• _What the task requires_:
Return the lines below exactly, from the first line to the line that contains "const ERR = '#1c22b4';". Leave out pictures.

──────────

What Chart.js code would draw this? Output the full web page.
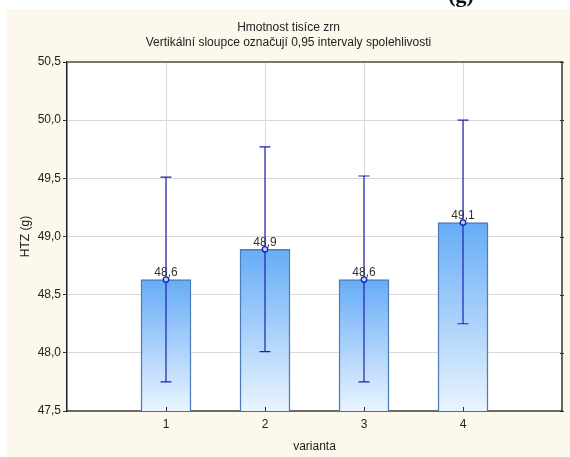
<!DOCTYPE html>
<html><head><meta charset="utf-8">
<script src="https://cdn.jsdelivr.net/npm/chart.js@4.4.1/dist/chart.umd.min.js"></script>
<style>html,body{margin:0;padding:0;background:#fff;overflow:hidden}</style>
</head><body>
<canvas id="c" width="570" height="457"></canvas>
<script>
const categories = ['1', '2', '3', '4'];
const xPositions = [1, 2, 3, 4];
const means = [48.63, 48.89, 48.63, 49.12];
const ciLow = [47.75, 48.01, 47.75, 48.25];
const ciHigh = [49.51, 49.77, 49.52, 50.00];
const meanLabels = ['48,6', '48,9', '48,6', '49,1'];
const yTickValues = [47.5, 48.0, 48.5, 49.0, 49.5, 50.0, 50.5];
const yTickLabels = ['47,5', '48,0', '48,5', '49,0', '49,5', '50,0', '50,5'];
const titleLines = ['Hmotnost tisíce zrn', 'Vertikální sloupce označují 0,95 intervaly spolehlivosti'];
const yAxisTitle = 'HTZ (g)';
const xAxisTitle = 'varianta';
const cutText = '(g)';

const FONT = '"Liberation Sans", Arial, sans-serif';
const ERR = '#1c22b4';

const decor = {
  id: 'decor',
  beforeDraw(chart) {
    const { ctx, chartArea: a, width, height } = chart;
    ctx.save();
    ctx.fillStyle = '#ffffff';
    ctx.fillRect(0, 0, width, height);
    ctx.fillStyle = '#111';
    ctx.font = 'bold 22px "Liberation Serif", serif';
    ctx.textAlign = 'center';
    ctx.textBaseline = 'alphabetic';
    ctx.fillText(cutText, 461, 2);
    ctx.fillStyle = '#fcf8ec';
    ctx.fillRect(7, 9, width - 7, height - 9);
    ctx.fillStyle = '#ffffff';
    ctx.fillRect(a.left, a.top, a.right - a.left, a.bottom - a.top);
    ctx.restore();
  },
  afterDraw(chart) {
    const { ctx, chartArea: a, scales: { x, y } } = chart;
    ctx.save();
    ctx.strokeStyle = '#777';
    ctx.lineWidth = 2;
    ctx.beginPath(); ctx.moveTo(a.left, a.top); ctx.lineTo(a.right, a.top); ctx.stroke();
    ctx.strokeStyle = '#333';
    ctx.lineWidth = 1.5;
    ctx.beginPath(); ctx.moveTo(a.right, a.top - 1); ctx.lineTo(a.right, a.bottom); ctx.stroke();
    ctx.lineWidth = 1;
    yTickValues.forEach(v => {
      const py = Math.round(y.getPixelForValue(v)) + 0.5;
      ctx.beginPath(); ctx.moveTo(a.right - 2, py); ctx.lineTo(a.right + 2, py); ctx.stroke();
    });
    xPositions.forEach(v => {
      const px = Math.round(x.getPixelForValue(v)) + 0.5;
      ctx.beginPath(); ctx.moveTo(px, a.bottom); ctx.lineTo(px, a.bottom - 4); ctx.stroke();
    });
    xPositions.forEach((v, i) => {
      const px = x.getPixelForValue(v);
      const pLo = y.getPixelForValue(ciLow[i]);
      const pHi = y.getPixelForValue(ciHigh[i]);
      const pM = y.getPixelForValue(means[i]);
      ctx.strokeStyle = ERR;
      ctx.lineWidth = 1.2;
      ctx.beginPath();
      ctx.moveTo(px, pLo); ctx.lineTo(px, pHi);
      ctx.moveTo(px - 5.5, pLo); ctx.lineTo(px + 5.5, pLo);
      ctx.moveTo(px - 5.5, pHi); ctx.lineTo(px + 5.5, pHi);
      ctx.stroke();
      ctx.beginPath();
      ctx.arc(px, pM, 2.7, 0, Math.PI * 2);
      ctx.fillStyle = 'rgba(200,225,255,0.9)';
      ctx.fill();
      ctx.lineWidth = 1.4;
      ctx.stroke();
      ctx.fillStyle = '#333';
      ctx.font = '12px ' + FONT;
      ctx.textAlign = 'center';
      ctx.textBaseline = 'middle';
      ctx.fillText(meanLabels[i], px, pM - 7);
    });
    ctx.restore();
  }
};

new Chart(document.getElementById('c'), {
  type: 'bar',
  data: {
    datasets: [{
      data: xPositions.map((v, i) => ({ x: v, y: means[i] })),
      barThickness: 50,
      borderColor: '#4d7db8',
      borderWidth: 1.5,
      backgroundColor: (c) => {
        const ch = c.chart, a = ch.chartArea;
        if (!a || c.dataIndex === undefined) return '#8fc3f8';
        const top = ch.scales.y.getPixelForValue(means[c.dataIndex]);
        const g = ch.ctx.createLinearGradient(0, top, 0, a.bottom);
        g.addColorStop(0, '#66acf7');
        g.addColorStop(1, '#eaf4fe');
        return g;
      }
    }]
  },
  options: {
    responsive: false,
    animation: false,
    devicePixelRatio: 1,
    layout: { padding: { left: 15, right: 8, top: 0, bottom: 0 } },
    plugins: {
      legend: { display: false },
      tooltip: { enabled: false },
      title: {
        display: true,
        text: titleLines,
        color: '#222',
        font: { family: FONT, size: 12, weight: 'normal', lineHeight: 1.25 },
        padding: { top: 20, bottom: 12 }
      }
    },
    scales: {
      x: {
        type: 'linear',
        min: 0, max: 5,
        offset: false,
        afterBuildTicks: (s) => { s.ticks = xPositions.map(v => ({ value: v })); },
        afterFit: (s) => { s.height = 46; },
        ticks: {
          callback: (v) => categories[xPositions.indexOf(v)],
          color: '#222',
          font: { family: FONT, size: 12 },
          padding: 6,
          maxRotation: 0
        },
        grid: { offset: false, color: '#d9d9d9', lineWidth: 1, drawTicks: false },
        border: { color: '#6b6b6b', width: 2 },
        title: { display: true, text: xAxisTitle, color: '#222', font: { family: FONT, size: 12 }, padding: { top: 0, bottom: 3 } }
      },
      y: {
        min: 47.5, max: 50.5,
        afterBuildTicks: (s) => { s.ticks = yTickValues.map(v => ({ value: v })); },
        afterFit: (s) => { s.width = 52; },
        ticks: {
          callback: (v) => yTickLabels[yTickValues.indexOf(v)],
          color: '#222',
          font: { family: FONT, size: 12 },
          padding: 2
        },
        grid: { color: '#d9d9d9', lineWidth: 1, tickLength: 4, tickColor: '#333' },
        border: { color: '#222', width: 1.5 },
        title: { display: true, text: yAxisTitle, color: '#222', font: { family: FONT, size: 12 }, padding: { top: 3, bottom: 0 } }
      }
    }
  },
  plugins: [decor]
});
</script>
</body></html>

──────────

• _Reply_:
What Chart.js code would draw this? Output the full web page.
<!DOCTYPE html>
<html><head><meta charset="utf-8">
<script src="https://cdn.jsdelivr.net/npm/chart.js@4.4.1/dist/chart.umd.min.js"></script>
<style>html,body{margin:0;padding:0;background:#fff;overflow:hidden}</style>
</head><body>
<canvas id="c" width="570" height="457"></canvas>
<script>
const categories = ['1', '2', '3', '4'];
const xPositions = [1, 2, 3, 4];
const means = [48.63, 48.89, 48.63, 49.12];
const ciLow = [47.75, 48.01, 47.75, 48.25];
const ciHigh = [49.51, 49.77, 49.52, 50.00];
const meanLabels = ['48,6', '48,9', '48,6', '49,1'];
const yTickValues = [47.5, 48.0, 48.5, 49.0, 49.5, 50.0, 50.5];
const yTickLabels = ['47,5', '48,0', '48,5', '49,0', '49,5', '50,0', '50,5'];
const titleLines = ['Hmotnost tisíce zrn', 'Vertikální sloupce označují 0,95 intervaly spolehlivosti'];
const yAxisTitle = 'HTZ (g)';
const xAxisTitle = 'varianta';
const cutText = '(g)';

const FONT = '"Liberation Sans", Arial, sans-serif';
const ERR = '#1c22b4';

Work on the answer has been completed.